Success of Prospects Means Tough Decisions Ahead for Sens

By Scott Petersen

Minor injuries and some major lineup tinkering have defined the first month of the season for the Ottawa Senators.

With 12 games in the rearview mirror and another 70 directly ahead, a slate of injuries to key players and the imprudent holdout of Karel Rachunek opened the door for several Senator prospects to test the National Hockey League waters.

Those prospects have experienced varying degrees of success, creating new problems for coach Jacques Martin’s revolving door of a lineup. As healthy bodies return and Rachunek gets in shape, Martin will have some decisions to make involving the immediate future of some of his young fill-ins.

The most important of which would be the future of second overall draft pick Jason Spezza. After a training camp and preseason that showcased his commitment to off-season training but failed to produce much on the scoreboard, Spezza found himself on the wrong end of a number crunch among the forwards and on a bus to Binghamton.
Spezza took the disappointing demotion and ran with it, potting three goals and three assists during his six game stint in the American Hockey League. When an injury to Radek Bonk opened up a spot on the big club, Spezza earned the first call-up.

After failing to find a niche on a lower line, a move to partner him with Marian Hossa has sparked both of their games. The pair found instant offensive chemistry and have created numerous scoring opportunities for each other.

Spezza has just four points and is a minus-five in his eight games, but much of that is due to a low rate of finish, not a lack of opportunity. All of Spezza’s points have also come on the power play this season and he and his linemates have missed several glorious opportunities to score as they adjust to each other.

In the defensive zone, he’s been prone to the odd communication or decision error that comes with rookies, and that will be something Martin will likely take into account when he makes his decision on whether Spezza stays or not.
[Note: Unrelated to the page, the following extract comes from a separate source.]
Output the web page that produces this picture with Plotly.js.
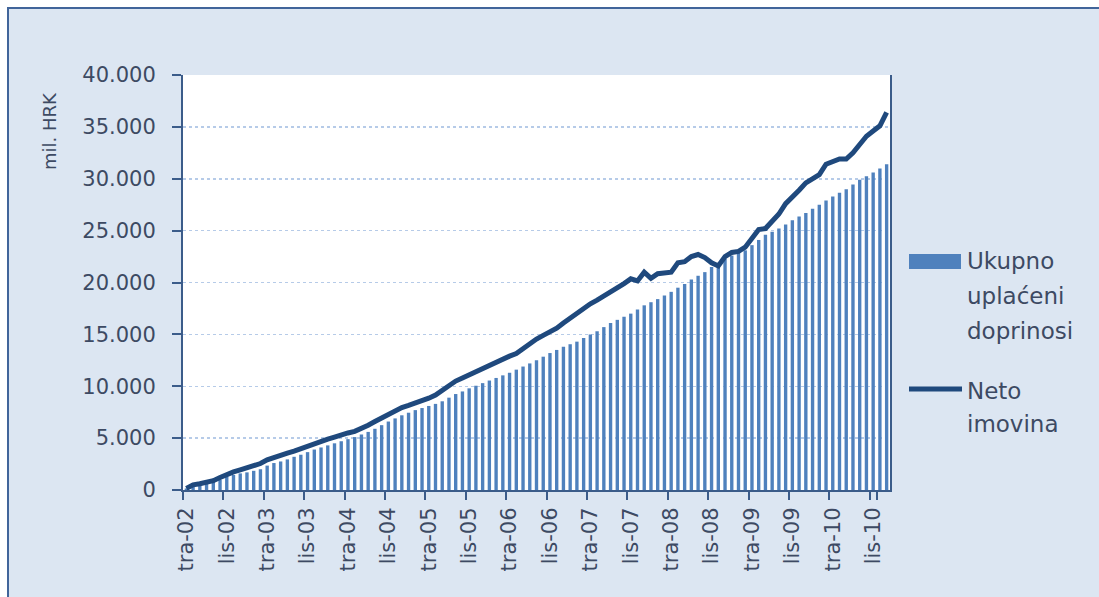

His presence has helped sell tickets, balance the offensive attack and spur the power play for the Senators. Now Martin has to decide whether his positives outwigh his defensive growing pains.

Anton Volchenkov is another rookie who could be on the bubble for the Senators when the lineup returns to full health. Rachunek’s holdout helped open a spot for Volchenkov, which he took full advantage of in the preseason by leading the team in scoring with seven points in six games.

That torrid pace hasn’t held up in the regular season, but Volchenkov has been solid on the blueline and is learning to pick his spots offensively. His 12 games have showed his willingness to join the rush or throw a big hit on an opponent, a combination the Senators love.

However, Rachunek’s impending return means someone could take an AHL demotion. Though it’s unlikely to be Volchenkov based on performance, his salary could unfortunately make the decision for the Senators.

Petr Schastlivy has arguably had the most successful season of any rookie Senator to date, though an injury has currently put a hold on his season. Handed a job out of training camp, Schastlivy has impressed to the tune of seven points in nine games. That number is still enough to tie him for third in scoring on the Sens, despite missing three games. His roster spot is secure in light of the offensive struggles of several other players on the team and he should rejoin one of the top two lines upon his return.

Brad Smyth is the other player to be granted some ice time in light of injuries to Schastlivy, Bonk and Martin Havlat. The Ottawa native’s production has been minimal and he’ll likely be sent back to Binghamton upon the return of Havlat or Schastlivy.

Though the Sens have struggled somewhat out of the gate, the adequate fill-ins by some of their young prospects should only benefit the team in the end, no matter what Martin decides to do with them. Now with NHL experience under their belt and experimentation to see who works well with each other, the Sens’ depth and understanding of their organization have only improved.